Hay veces en que las cosas se ordenan por fuerzas mayores. No por los reglamentos, ni por los escritorios, ni por los que siempre llegan tarde a decir lo que ya saben todos. Se ordenan porque hay gestos que desarman cualquier cálculo. En un país que hace culto al fetiche de la rosca, donde la política cree que todo se decide en una mesa chica, el fútbol —nuestra pasión más grande— peca de lo mismo. Todo sigue el curso invariable de la mediocridad hasta que alguien que no estaba invitado hace lo que corresponde. Y entonces toda la arquitectura del poder queda expuesta como lo que es, un castillo armado con servilletas húmedas. Ahí aparece la verdad, que no es un concepto sino un instinto. Lo que el pueblo siente antes de que algún iluminado lo explique.
Es cierto que las causas justas tienen menos chances, pero aun así avanzan empujadas por algo superior. Hay alianzas que duran mientras nadie pregunte demasiado. Y hay gestos que las rompen sin necesidad de palabras. Cuando uno ve eso, entiende que la rebeldía, cuando es genuina, no necesita épica, solo necesita decir “no”. Aunque cueste. Aunque no convenga. Aunque incomode y deje a todos mirando para otro lado.
La justicia social es eso. No es una bandera, sino un reflejo colectivo. Una manera de distinguir lo digno de lo indigno incluso cuando conviene callarse. Las causas fáciles resuelven el día, las justas ordenan la época. Las primeras acomodan el tablero, las segundas lo dan vuelta.

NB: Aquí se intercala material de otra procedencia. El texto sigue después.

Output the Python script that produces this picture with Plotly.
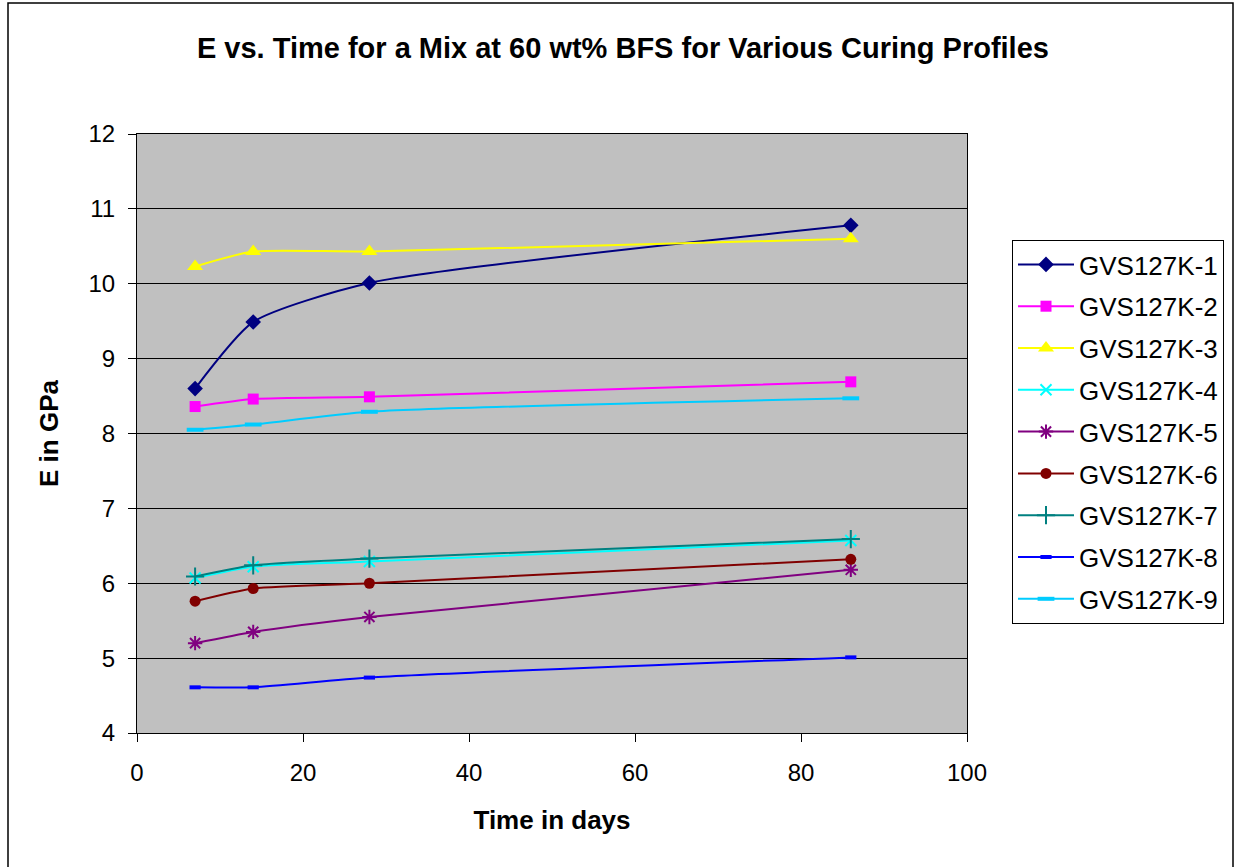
import plotly.graph_objects as go

# Curing time (days) at which each mix was tested
days = [7, 14, 28, 86]

# Elastic modulus E (GPa) per curing profile
e_k1 = [8.60, 9.49, 10.01, 10.78]
e_k2 = [8.36, 8.46, 8.49, 8.69]
e_k3 = [10.23, 10.43, 10.43, 10.60]
e_k4 = [6.07, 6.22, 6.29, 6.57]
e_k5 = [5.20, 5.35, 5.55, 6.18]
e_k6 = [5.76, 5.93, 6.00, 6.32]
e_k7 = [6.09, 6.24, 6.33, 6.59]
e_k8 = [4.61, 4.61, 4.74, 5.01]
e_k9 = [8.05, 8.12, 8.29, 8.47]

series_names = ["GVS127K-1", "GVS127K-2", "GVS127K-3", "GVS127K-4", "GVS127K-5",
                "GVS127K-6", "GVS127K-7", "GVS127K-8", "GVS127K-9"]
series_values = [e_k1, e_k2, e_k3, e_k4, e_k5, e_k6, e_k7, e_k8, e_k9]

styles = [
    dict(color="#000080", symbol="diamond", size=12, lw=0),
    dict(color="#FF00FF", symbol="square", size=11, lw=0),
    dict(color="#FFFF00", symbol="triangle-up", size=14, lw=0),
    dict(color="#00FFFF", symbol="x-thin-open", size=11, lw=2),
    dict(color="#800080", symbol="asterisk-open", size=12, lw=2),
    dict(color="#800000", symbol="circle", size=11, lw=0),
    dict(color="#008080", symbol="cross-thin-open", size=13, lw=2),
    dict(color="#0000FF", symbol="line-ew-open", size=8, lw=4),
    dict(color="#00CCFF", symbol="line-ew-open", size=12, lw=4),
]

fig = go.Figure()
for name, vals, st in zip(series_names, series_values, styles):
    fig.add_trace(go.Scatter(
        x=days, y=vals, name=name, legendgroup=name,
        mode="lines+markers",
        line=dict(color=st["color"], width=2, shape="spline", smoothing=0.6),
        marker=dict(symbol=st["symbol"], size=st["size"], color=st["color"],
                    line=dict(color=st["color"], width=st["lw"])),
    ))

W, H = 1236, 867
L, R, T, B = 137, 967, 134, 733
pw, ph = R - L, B - T

def px_x(v):
    return (v - L) / pw

def px_y(v):
    return (B - v) / ph

font_family = "Arial, Liberation Sans, sans-serif"
axis_font = dict(family=font_family, size=24, color="black")

fig.update_layout(
    width=W, height=H,
    margin=dict(l=L, r=W - R, t=T, b=H - B, pad=0),
    paper_bgcolor="white",
    plot_bgcolor="#C0C0C0",
    font=dict(family=font_family, color="black"),
    title=dict(text="<b>E vs. Time for a Mix at 60 wt% BFS for Various Curing Profiles</b>",
               x=0.504, xanchor="center", y=1 - 48 / H, yanchor="middle",
               font=dict(size=29, color="black")),
    xaxis=dict(range=[0, 100], dtick=20, showgrid=False, zeroline=False,
               ticks="outside", ticklen=8, tickcolor="black",
               showline=True, linecolor="black", linewidth=1, mirror=True,
               tickfont=axis_font, ticklabelstandoff=10,
               title=dict(text="<b>Time in days</b>", font=dict(size=26), standoff=26)),
    yaxis=dict(range=[4, 12], dtick=1, showgrid=True, gridcolor="black", gridwidth=1,
               zeroline=False, ticks="outside", ticklen=8, tickcolor="black",
               showline=True, linecolor="black", linewidth=1, mirror=True,
               tickfont=axis_font, ticklabelstandoff=8,
               title=dict(text="<b>E in GPa</b>", font=dict(size=26), standoff=22)),
    legend=dict(x=px_x(1012), y=px_y(240), xanchor="left", yanchor="top",
                bordercolor="black", borderwidth=1, bgcolor="white",
                font=dict(size=26, color="black"),
                traceorder="grouped", tracegroupgap=5, itemwidth=56),
    showlegend=True,
)

# Outer chart frame
fig.add_shape(type="rect", xref="paper", yref="paper",
              x0=px_x(8), x1=px_x(1233), y0=px_y(875), y1=px_y(3),
              line=dict(color="black", width=1.5), fillcolor="rgba(0,0,0,0)",
              layer="below")

fig.write_html("out.html")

A veces la verdad tarda, pero llega. O llega de un modo inesperado, como un resultado que no estaba en el libreto. Y en esos momentos se nota quién está enamorado del poder y quién entiende algo anterior, que el poder no viene de los poderosos. El poder emana de la gente. Tener poder es que la gente te quiera. Y eso no es para cualquiera.